Die energetische Verwertung von Lebensmittelresten ist an für sich eine gute Sache. Aber eine großtechnische Anlage mit einem Zuführungsradius von 150 km mitten auf die grüne Wiese dem Nachbarn vor die Nase zu setzen, hat mit Energiewende, Nachhaltigkeit und sozialem Frieden nichts mehr zu tun. Weiterhin fehlt eine Ökobilanz für das vermeintliche „Musterprojekt“.

 

Hier geht es offensichtlich erstrangig um Profit, und um diesen zu erzielen wird ein Unterbietungswettlauf um Lebensmittelreste zu den bestehenden Lebensmittelverwertern in der Region eröffnet.
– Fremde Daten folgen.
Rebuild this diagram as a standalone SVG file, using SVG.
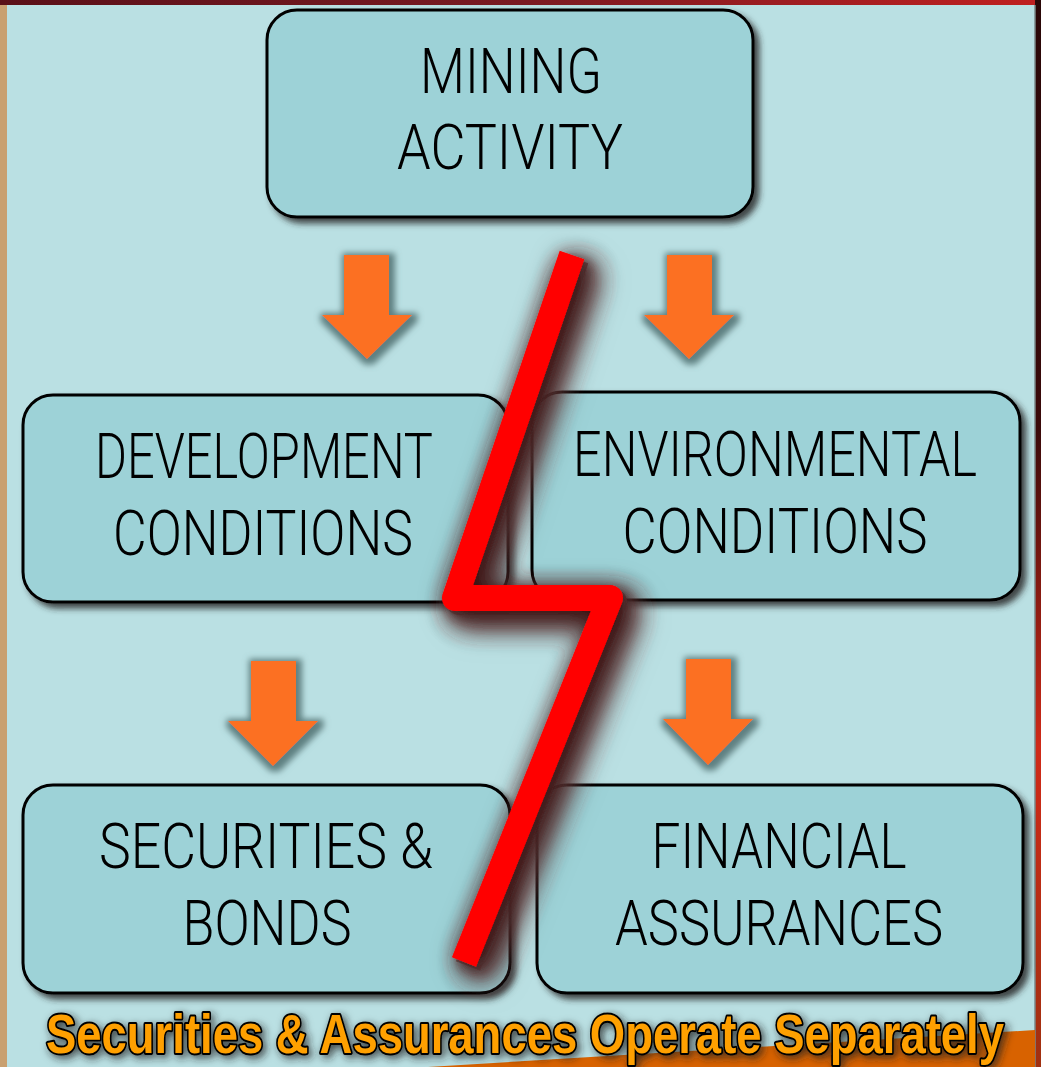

Denn nachweislich sind genügend Kapazitäten zur energetischen Verwertung längst vorhanden. Ein energiepolitischer Blick über den lokalen Tellerrand lässt nur den Schluss zu, dass eine Anlage in dieser Dimension überflüssig ist und unnötige Biomassetransporte durchs Land induziert.

 

Wohlgemerkt spielen diese energiepolitischen Einschätzungen bei unserer heutigen Entscheidung zur Klageaufrechterhaltung keine Rolle, denn hierbei geht es einzig und allein um eine klare Kompetenzabgrenzung zwischen RP und Region in der planerischen Steuerung und um den Schutz des Freiraums. Die Entscheidung des Regierungspräsidiums unwidersprochen hinzunehmen würde als Signal an Kommunen und Investoren gedeutet, dass wir bei der Durchsetzung einer regionalen Betrachtung und Steuerung kein Rückgrat zeigen. Deshalb stimmen wir für den Beschlussvorschlag und die Fortführung der Klage.